Location
- 5 Carnarvon Street, Wakeley, New South Wales Australia 33°52′34″S 150°54′44″E﻿ / ﻿33.87611°S 150.91222°E

Information
- Type: Independent single-sex secondary day school
- Religious affiliation: Sisters of St Joseph
- Denomination: Roman Catholic
- Patron saint: Saint Mary MacKillop
- Established: 1991; 35 years ago
- Educational authority: New South Wales Department of Education
- Oversight: Archdiocese of Sydney
- Principal: Gilda Pussich (2022)
- Staff: 122 (2021)
- Years: 7–12
- Gender: Girls
- Enrolment: 866 (2021) (1991)
- Colours: Maroon, pink, light blue and grey
- Website: mmcwakeley.syd.catholic.edu.au

= Mary MacKillop College, Wakeley =

Mary MacKillop Catholic College is an independent Catholic single-sex secondary day school for girls, located in the South-western Sydney suburb of Wakeley, New South Wales, Australia. The college provides a Catholic and general education to students covering Year 7 to Year 12 from the Smithfield, Fairfield, Cabramatta and Villawood parishes in the Fairfield area of Sydney.

==Overview==
The school was founded as Rosary High School in 1946 in Fairfield, while the Sisters of St Joseph, a teaching order founded by Mary MacKillop, have been engaged in the area since 1931. In its current form the college was established in 1991, and was one of the newest schools in the Archdiocese of Sydney.
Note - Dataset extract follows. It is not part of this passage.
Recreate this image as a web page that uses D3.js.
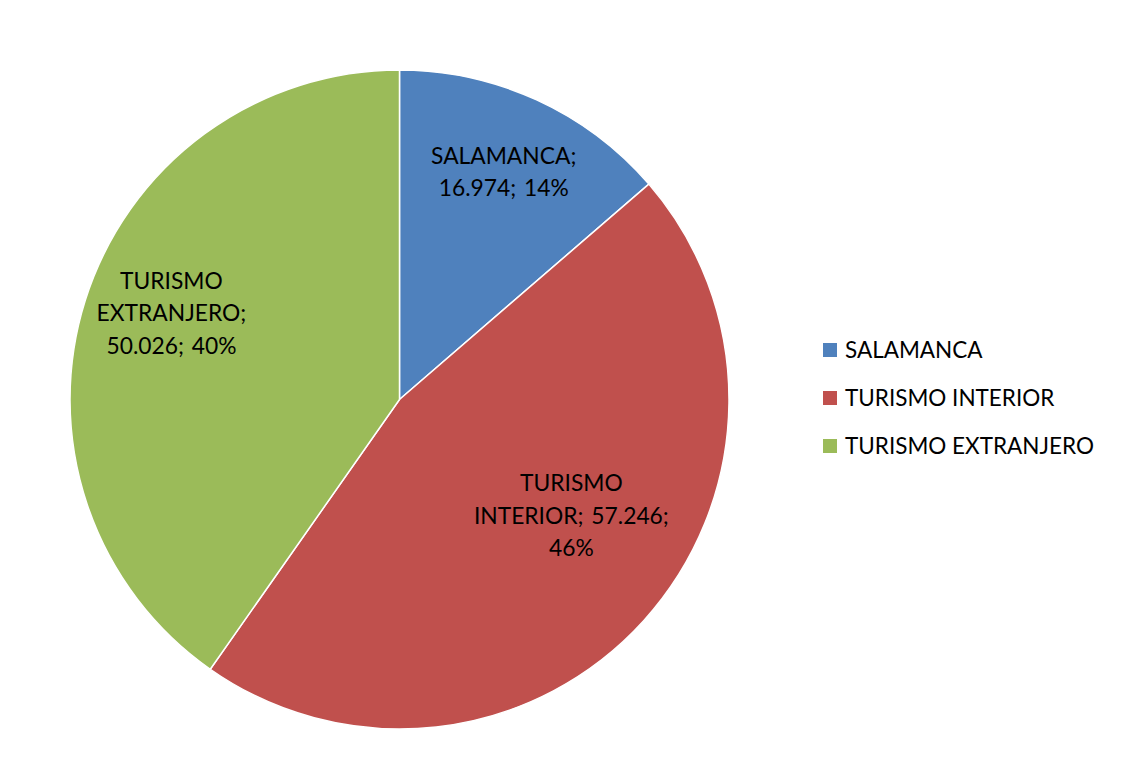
<!DOCTYPE html>
<html><head><meta charset="utf-8">
<script src="https://cdn.jsdelivr.net/npm/d3@7"></script>
<style>body{margin:0;background:#fff}svg{display:block}text{font-family:Lato,"Open Sans",sans-serif;fill:#000}</style>
</head><body><svg id="c" width="1136" height="767"></svg>
<script>
const categories = ["SALAMANCA", "TURISMO INTERIOR", "TURISMO EXTRANJERO"];
const values = [16.974, 57.246, 50.026];
const valueLabels = ["16.974", "57.246", "50.026"];
const percentLabels = ["14%", "46%", "40%"];
const colors = ["#4F81BD", "#C0504D", "#9BBB59"];
// label line breaks as wrapped in the original
const labelLines = [
  ["SALAMANCA;", "16.974; 14%"],
  ["TURISMO", "INTERIOR; 57.246;", "46%"],
  ["TURISMO", "EXTRANJERO;", "50.026; 40%"]
];
// label placement: [radius fraction, angle offset deg]
const labelPlace = [[0.76, 0], [0.63, -8], [0.74, 3.2]];

const svg = d3.select("#c");
const cx = 399.5, cy = 399.5, R = 329.5;
const pie = d3.pie().sort(null).value(d => d);
const arcs = pie(values);
const arc = d3.arc().innerRadius(0).outerRadius(R);
const g = svg.append("g").attr("transform", `translate(${cx},${cy})`);
g.selectAll("path").data(arcs).join("path")
  .attr("d", arc).attr("fill", (d, i) => colors[i])
  .attr("stroke", "#fff").attr("stroke-width", 1.5);

const fs = 22.8, lh = 32.5;
arcs.forEach((d, i) => {
  const [rf, off] = labelPlace[i];
  const a = (d.startAngle + d.endAngle) / 2 + off * Math.PI / 180;
  const x = Math.sin(a) * R * rf, y = -Math.cos(a) * R * rf;
  const lines = labelLines[i];
  const t = g.append("text").attr("text-anchor", "middle").attr("font-size", fs).attr("word-spacing", 2);
  lines.forEach((l, k) => {
    t.append("tspan").attr("x", x)
      .attr("y", y + (k - (lines.length - 1) / 2) * lh + fs * 0.35)
      .text(l);
  });
});

const leg = svg.append("g").attr("transform", "translate(823,343)");
categories.forEach((c, i) => {
  const row = leg.append("g").attr("transform", `translate(0,${i * 48})`);
  row.append("rect").attr("width", 14).attr("height", 14).attr("fill", colors[i]);
  row.append("text").attr("x", 22).attr("y", 7).attr("dy", "0.35em").attr("font-size", 22.5).text(c);
});
</script></body></html>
Mary MacKillop Catholic College emphasises community, and each of the school's houses – Arena, Crosio, Goolagong, Henderson, McCormack and O'Shane – are named after women the school sees as worthy role models for the students. To promote a sense of community across year groups, pastoral care groups incorporate students from Year 7 to Year 12. Mary MacKillop Catholic College offers core and elective courses for junior students and a range of NSW Higher School Certificate courses for senior students.